"Ho cambiato versione perché mi vergognavo dell'accaduto. L'ho negato anche a me stesso". All'udienza di oggi, la deposizione del principale indiziato, Antonio Ciontoli, ha aperto un nuovo capitolo nel processo che si sta svolgendo a Roma in Corte d'Assise per stabilire come e perché sia morto il povero Marco Vannini. Per la prima volta in aula ha testimoniato anche la figlia Martina. Intanto la trasmissione "Chi l'ha visto?" è tornata sul caso con Marina e Valerio Vannini, i genitori di Marco, in studio. Una famiglia complice di segreti e bugie in cui ogni componente copre l'altro, un'omissione di soccorso di gruppo, nessuna volontà di salvare la vita del povero Marco: sarebbero questi, secondo la trasmissione, gli ingredienti di una vicenda pazzesca che, a distanza di due anni e mezzo dai tragici fatti, resta ancora oscura.

Tutta la famiglia, padre, madre, il figlio Federico e la figlia Marta, è sotto processo per concorso in omicidio volontario. Invece la fidanzata del figlio, Viola Giorgini, risponde di omissione di soccorso.

La sera sciagurata

La sera del 18 maggio 2015, Marco era andato a Ladispoli nel villino della fidanzata Martina, figlia di Antonio Ciontoli, sottoufficiale della Marina in forze ai servizi segreti, dove spesso restava a cena e a dormire. Misteriosamente è stato ferito da un colpo di arma da fuoco mentre era in bagno, esploso tra le 23 e 15 e le 23 e 30. Sono seguite due chiamate al pronto soccorso. La prima, fatta dal figlio, Federico Ciontoli e da sua madre, Maria Pezzillo, alle 23 e 43, in cui omettono di dire che un ragazzo è stato raggiunto da un colpo.

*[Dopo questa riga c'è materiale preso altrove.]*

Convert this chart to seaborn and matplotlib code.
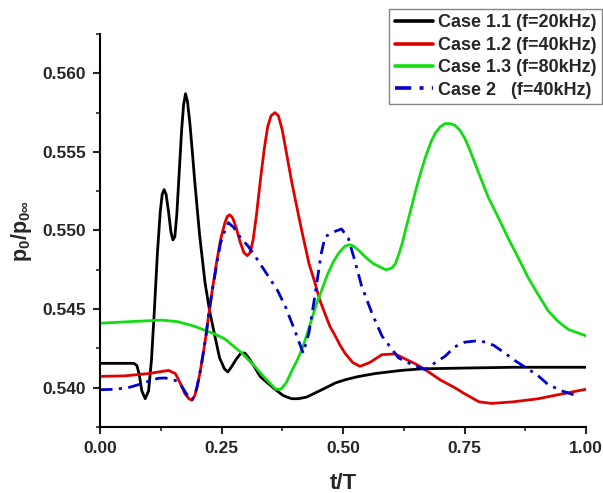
import numpy as np
import pandas as pd
import matplotlib
matplotlib.use("Agg")
import matplotlib.pyplot as plt
import seaborn as sns
from matplotlib.ticker import MultipleLocator

# ---- data ----
x_c11 = [0.00, 0.04, 0.07, 0.076, 0.081, 0.086, 0.093, 0.100, 0.106, 0.112, 0.118, 0.124, 0.128, 0.132,
         0.136, 0.141, 0.146, 0.150, 0.154, 0.158, 0.163, 0.168, 0.172, 0.176, 0.180, 0.185, 0.190, 0.195,
         0.205, 0.216, 0.226, 0.237, 0.246, 0.256, 0.263, 0.270, 0.280, 0.290, 0.298, 0.306, 0.318, 0.330,
         0.345, 0.360, 0.377, 0.394, 0.408, 0.425, 0.445, 0.465, 0.484, 0.504, 0.530, 0.566, 0.62, 0.662,
         0.75, 0.85, 1.0]
y_c11 = [0.54155, 0.54155, 0.54155, 0.5414, 0.5408, 0.5398, 0.5393, 0.5398, 0.5418, 0.5450, 0.5485,
         0.5512, 0.5523, 0.5526, 0.5523, 0.5512, 0.5499, 0.5494, 0.5496, 0.5510, 0.5537, 0.5564, 0.5580,
         0.5587, 0.5582, 0.5568, 0.5550, 0.5531, 0.5497, 0.5467, 0.5448, 0.5432, 0.5419, 0.5412, 0.5410,
         0.5413, 0.5418, 0.5422, 0.5422, 0.5419, 0.5413, 0.5407, 0.5403, 0.5399, 0.5395, 0.5393, 0.5393,
         0.5394, 0.5397, 0.5400, 0.5403, 0.5405, 0.5407, 0.5409, 0.5411, 0.5412, 0.54125, 0.5413, 0.5413]

x_c12 = [0.00, 0.05, 0.10, 0.141, 0.155, 0.165, 0.175, 0.183, 0.189, 0.195, 0.200, 0.206, 0.212, 0.218,
         0.223, 0.231, 0.240, 0.248, 0.257, 0.262, 0.267, 0.273, 0.280, 0.288, 0.296, 0.303, 0.309, 0.315,
         0.322, 0.330, 0.338, 0.345, 0.352, 0.360, 0.367, 0.375, 0.385, 0.395, 0.405, 0.415, 0.430, 0.442,
         0.452, 0.463, 0.473, 0.484, 0.494, 0.504, 0.520, 0.535, 0.555, 0.580, 0.607, 0.630, 0.650, 0.669,
         0.70, 0.73, 0.751, 0.78, 0.806, 0.85, 0.902, 0.95, 1.0]
y_c12 = [0.54072, 0.54075, 0.5409, 0.5411, 0.5409, 0.5403, 0.5396, 0.5393, 0.5392, 0.5395, 0.5401, 0.5410,
         0.5421, 0.5433, 0.5445, 0.5462, 0.5480, 0.5494, 0.5505, 0.5509, 0.5510, 0.5508, 0.5502, 0.5493,
         0.5486, 0.5484, 0.5486, 0.5494, 0.5510, 0.5532, 0.5552, 0.5566, 0.5573, 0.5575, 0.5573, 0.5564,
         0.5547, 0.5530, 0.5515, 0.5500, 0.5479, 0.5467, 0.5456, 0.5447, 0.5439, 0.5433, 0.5427, 0.5422,
         0.5416, 0.54136, 0.5416, 0.5421, 0.54215, 0.5418, 0.5415, 0.54115, 0.5405, 0.5400, 0.5396, 0.5391,
         0.5390, 0.5391, 0.5393, 0.5396, 0.5399]

x_c13 = [0.00, 0.06, 0.127, 0.16, 0.195, 0.237, 0.257, 0.292, 0.320, 0.340, 0.352, 0.362, 0.372, 0.383,
         0.395, 0.405, 0.415, 0.425, 0.435, 0.445, 0.456, 0.468, 0.480, 0.492, 0.504, 0.514, 0.522, 0.530,
         0.540, 0.550, 0.562, 0.575, 0.588, 0.600, 0.608, 0.615, 0.622, 0.630, 0.641, 0.650, 0.660, 0.670,
         0.682, 0.690, 0.700, 0.710, 0.720, 0.730, 0.740, 0.750, 0.760, 0.770, 0.780, 0.799, 0.820, 0.840,
         0.860, 0.881, 0.900, 0.922, 0.943, 0.964, 0.982, 1.0]
y_c13 = [0.5441, 0.5442, 0.5443, 0.5442, 0.5439, 0.5434, 0.5431, 0.5422, 0.5413, 0.5406, 0.5402, 0.5399,
         0.5399, 0.5403, 0.5411, 0.5417, 0.5424, 0.5433, 0.5443, 0.5453, 0.5462, 0.5472, 0.5480, 0.5486,
         0.5490, 0.5491, 0.5490, 0.5488, 0.5485, 0.5482, 0.5479, 0.5477, 0.5475, 0.5476, 0.5479, 0.5485,
         0.5492, 0.5502, 0.5515, 0.5526, 0.5537, 0.5547, 0.5557, 0.5562, 0.5566, 0.5568, 0.5568, 0.5567,
         0.5564, 0.5559, 0.5552, 0.5544, 0.5536, 0.5521, 0.5508, 0.5495, 0.5483, 0.5470, 0.5460, 0.5449,
         0.5442, 0.5437, 0.5435, 0.5433]

x_c2 = [0.00, 0.03, 0.058, 0.080, 0.099, 0.120, 0.134, 0.150, 0.161, 0.170, 0.180, 0.189, 0.195, 0.200,
        0.206, 0.212, 0.218, 0.223, 0.231, 0.240, 0.248, 0.257, 0.264, 0.275, 0.290, 0.305, 0.325, 0.346,
        0.365, 0.381, 0.400, 0.418, 0.430, 0.442, 0.455, 0.463, 0.480, 0.497, 0.511, 0.525, 0.538, 0.560,
        0.580, 0.614, 0.640, 0.669, 0.690, 0.710, 0.730, 0.751, 0.782, 0.810, 0.833, 0.855, 0.875, 0.900,
        0.922, 0.950, 0.984]
y_c2 = [0.53987, 0.5399, 0.5400, 0.5402, 0.5404, 0.5406, 0.54062, 0.5405, 0.5404, 0.5400, 0.5395, 0.5392,
        0.5395, 0.5401, 0.5410, 0.5421, 0.5433, 0.5445, 0.5462, 0.5478, 0.5492, 0.5500, 0.5505, 0.5502,
        0.5495, 0.5490, 0.5481, 0.5471, 0.5462, 0.5452, 0.5437, 0.5422, 0.5435, 0.5458, 0.5485, 0.5496,
        0.5499, 0.5501, 0.5495, 0.5480, 0.5465, 0.5447, 0.5433, 0.5419, 0.5415, 0.54115, 0.5416, 0.5420,
        0.5426, 0.5429, 0.5430, 0.5427, 0.5422, 0.5417, 0.5413, 0.5408, 0.5402, 0.5398, 0.53945]

labels = ["Case 1.1 (f=20kHz)", "Case 1.2 (f=40kHz)", "Case 1.3 (f=80kHz)", "Case 2   (f=40kHz)"]
x_ticks = [0.00, 0.25, 0.50, 0.75, 1.00]
y_ticks = [0.540, 0.545, 0.550, 0.555, 0.560]

# ---- style ----
sns.set_style("ticks")
plt.rcParams["font.family"] = ["Liberation Sans", "DejaVu Sans"]
plt.rcParams["font.weight"] = "bold"
plt.rcParams["mathtext.fontset"] = "custom"
plt.rcParams["mathtext.rm"] = "Liberation Sans:bold"
plt.rcParams["mathtext.it"] = "Liberation Sans:bold"
plt.rcParams["mathtext.bf"] = "Liberation Sans:bold"

fig = plt.figure(figsize=(6.03, 4.93), dpi=100)
ax = fig.add_axes([100 / 603, 1 - 427 / 493, 486 / 603, (427 - 34) / 493])

series = [(x_c11, y_c11, "#000000", "-"),
          (x_c12, y_c12, "#e00000", "-"),
          (x_c13, y_c13, "#11dd11", "-"),
          (x_c2, y_c2, "#0000d0", "dashdot")]

for (xs, ys, col, ls), lab in zip(series, labels):
    df = pd.DataFrame({"t": xs, "p": ys})
    line_kw = dict(dashes=(4.5, 2.3, 1.1, 2.3)) if ls == "dashdot" else {}
    sns.lineplot(data=df, x="t", y="p", ax=ax, color=col, linewidth=2.0,
                 label=lab, sort=False, estimator=None, **line_kw)

ax.set_xlim(0, 1.0)
ax.set_ylim(0.5375, 0.5625)
ax.set_xticks(x_ticks)
ax.set_xticklabels([f"{v:.2f}" for v in x_ticks])
ax.set_yticks(y_ticks)
ax.set_yticklabels([f"{v:.3f}" for v in y_ticks])
ax.xaxis.set_minor_locator(MultipleLocator(0.125))
ax.yaxis.set_minor_locator(MultipleLocator(0.0025))
ax.tick_params(which="major", direction="out", length=5, width=1.5, labelsize=12.5, pad=5)
ax.tick_params(which="minor", direction="out", length=3, width=1.2)
for lbl in ax.get_xticklabels() + ax.get_yticklabels():
    lbl.set_fontweight("bold")

sns.despine(ax=ax)
for s in ["left", "bottom"]:
    ax.spines[s].set_linewidth(1.5)
    ax.spines[s].set_color("black")

ax.set_xlabel("t/T", fontsize=16, fontweight="bold", labelpad=12)
ax.set_ylabel(r"p$_0$/p$_{0\infty}$", fontsize=15.5, fontweight="bold", labelpad=6)

leg = ax.legend(loc="upper right", bbox_to_anchor=(602 / 603, 1 - 9 / 493),
                bbox_transform=fig.transFigure, borderaxespad=0, frameon=True,
                fancybox=False, prop={"weight": "bold", "size": 13},
                handlelength=2.1, handletextpad=0.3, labelspacing=0.3,
                borderpad=0.3)
leg.get_frame().set_edgecolor("#666666")
leg.get_frame().set_linewidth(1.0)
for h in leg.get_lines():
    h.set_linewidth(2.6)

fig.savefig("out.png", dpi=100)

Poi la richiesta viene annullata. La seconda, a mezzanotte, la fa Antonio Ciontoli che parla di un ragazzo 20enne che ha avuto un infortunio in vasca da bagno, è caduto e si è bucato un po' con un pettine. Invece Marco è stato perforato al polmone e al cuore da un proiettile. L'ambulanza arriva dopo, ma nessuno parla mai di colpo d'arma da fuoco.

Marco muore dopo 4 ore di agonia. Due perizie, una della procura di Civitavecchia, dicono che se l'ambulanza fosse stata chiamata subito, trasportato con elicottero in sala operatoria all'ospedale Gemelli un'ora dopo lo sparo, il ragazzo si sarebbe salvato. Il tribunale ha disposto una nuova perizia ancora non completa. Ma, come sottolineato dall'avvocato di famiglia Vannini, Celestino Gnazi, nessun medico ha mai detto che non si poteva salvare.

Le bugie

Chi ha sparato e perché? Cosa è davvero accaduto? Le prove sono state inquinate, i Ciontoli hanno pulito il sangue prima di chiamare i soccorsi. Forse la verità, eccetto quella processuale, non si conoscerà mai. Per gli inquirenti, Marco è stato raggiunto da un proiettile di piccolo calibro mentre faceva la doccia. A sparare sarebbe stato Ciontoli per sbaglio, in un gioco finito male. Ciontoli ha raccontato che gli era caduta l'arma da fuoco mentre la mostrava a Marco che faceva il bagno. Poi, che era partito un "colpo d'aria", perché era tanto che non usava ed è rimasta una bolla d'aria. Oggi Ciontoli in aula ha sostenuto di aver cambiato più volte versione dei fatti, perché si vergognava dell'accaduto e per paura di perdere il lavoro.

"Sono consapevole di aver rovinato la vita a tante persone, in primis Marina e Valerio, poi la mia famiglia e me stesso. Oggi mi sento un uomo finito, per me la vita non ha più senso". "Non ho mai pensato che Marco potesse morire", ha detto invece la figlia Martina, fidanzata di Marco, accusata con tutta la famiglia in concorso per omicidio volontario, per giustificare il ritardo nei soccorsi. Sarà decisiva la perizia che dirà la parola finale sulla effettiva possibilità di Marco di salvarsi. La prossima udienza è fissata il 18 dicembre.